気が付いたら、1年以上も更新を怠っていました。公私ともにかなり多忙であったとはいえ、あまりにも手抜きの放置プレイもほどほどにせねばと、たまには気楽に書き込んでみますか・・・。

異常な寒さと降雪に見舞われた今冬も急に温(ぬる)くなってきました。季節は必ず巡ってくるものなのですね。情緒的には不思議と言えば不思議、科学的には当たり前といえば当たり前です。

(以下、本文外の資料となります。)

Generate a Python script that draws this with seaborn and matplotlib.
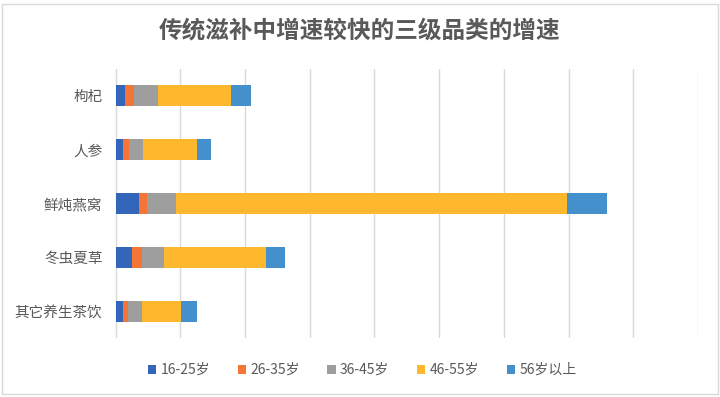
import matplotlib
matplotlib.use("Agg")
import matplotlib.pyplot as plt
import seaborn as sns
import pandas as pd
import numpy as np
from matplotlib.patches import Patch, Rectangle

# ---- data ----
categories = ["枸杞", "人参", "鲜炖燕窝", "冬虫夏草", "其它养生茶饮"]
series_names = ["16-25岁", "26-35岁", "36-45岁", "46-55岁", "56岁以上"]
age_16_25 = [0.14, 0.11, 0.36, 0.25, 0.11]
age_26_35 = [0.15, 0.09, 0.12, 0.15, 0.08]
age_36_45 = [0.37, 0.23, 0.46, 0.34, 0.22]
age_46_55 = [1.12, 0.83, 6.03, 1.59, 0.60]
age_56_up = [0.31, 0.22, 0.63, 0.29, 0.25]
colors = ["#3366BB", "#F47535", "#9E9E9E", "#FDB82E", "#4490CC"]
title = "传统滋补中增速较快的三级品类的增速"

sns.set_theme(style="white")
plt.rcParams["font.family"] = ["Noto Sans CJK SC", "DejaVu Sans"]

series = [age_16_25, age_26_35, age_36_45, age_46_55, age_56_up]
cum = np.cumsum(np.array(series), axis=0)

fig = plt.figure(figsize=(7.2, 3.97), dpi=100)
ax = fig.add_axes([0.1597, 0.1486, 0.8097, 0.6776])

# draw cumulative totals from largest to smallest so stacks appear
for i in range(len(series) - 1, -1, -1):
    df = pd.DataFrame({"cat": categories, "val": cum[i]})
    sns.barplot(data=df, x="val", y="cat", orient="h", color=colors[i],
                saturation=1, width=0.39, linewidth=0, ax=ax, zorder=3)

ax.set_xlim(-0.01, 9)
ax.set_ylim(4.5, -0.5)
ax.set_xticks(np.arange(0, 10, 1))
ax.set_xticklabels([])
ax.tick_params(axis="x", length=0)
ax.tick_params(axis="y", length=0, pad=9, labelsize=10.5, labelcolor="#595959")
ax.xaxis.grid(True, color="#D9D9D9", linewidth=1, zorder=0)
ax.yaxis.grid(False)
ax.set_axisbelow(True)
ax.set_xlabel("")
ax.set_ylabel("")
for s in ax.spines.values():
    s.set_visible(False)

fig.text(0.5, 1 - 30 / 397, title, ha="center", va="center",
         fontsize=17, color="#595959", fontweight="bold")

handles = [Patch(facecolor=c, edgecolor="none", label=n) for c, n in zip(colors, series_names)]
fig.legend(handles=handles, loc="center", bbox_to_anchor=(0.503, 1 - 370 / 397),
           ncol=5, frameon=False, fontsize=10, handlelength=0.6, handleheight=0.6,
           handletextpad=0.3, columnspacing=2.0, labelcolor="#595959")

fig.patches.append(Rectangle((1.5 / 720, 3.5 / 397), 716 / 720, 390 / 397,
                             transform=fig.transFigure, fill=False,
                             edgecolor="#D9D9D9", linewidth=1))

fig.savefig("out.png", dpi=100)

で、春といえばJ1の開幕です。アントラーズは開幕戦で甲府に4-0で勝利しました。FW大迫のドイツ移籍、補強の失敗、若手の伸び悩み、プレシーズンマッチでの不調、等々により今シーズンの前評価は低く、サッカー誌エル・ゴラッソの各チーム番記者たち(18名)による平均評価は11位です(しかも降格候補に挙げていた記者が3名!)。確かに、広島、浦和、柏、C大阪などの優勝候補に比べれば特に期待できるようなインパクトがありませんね。

さて、そんな低評価のアントラーズが開幕戦に勝利しました。録画観戦でしたが、まだまだ選手間の連携は悪く、ミスが目立ち、押し込まれることも多く、流れからの得点チャンスは少なかったですが、それでも、若手主体で臨んでの勝利の意義は大きいです。先発のMF土井(21)、MF豊川(19)、DF昌子(21)、DF伊東(20)、途中出場のDF植田(19)らにとっては大きな実践経験と勝利体験となったことでしょう。更にベンチにはFW赤崎(22)、MF梅鉢(21)が控えます。DF西や今シーズンの活躍が期待されているDF前野、MF中村(充)らさえもベンチ外に追いやってしまう若手選手層の厚みは大きな潜在力であり、競争原理が働くことで、今後、いっそうの強さと活気をチームにもたらすことでしょう。

まだ一試合終わっただけですが、前評判を覆す勝利の積み重ねを期待しています。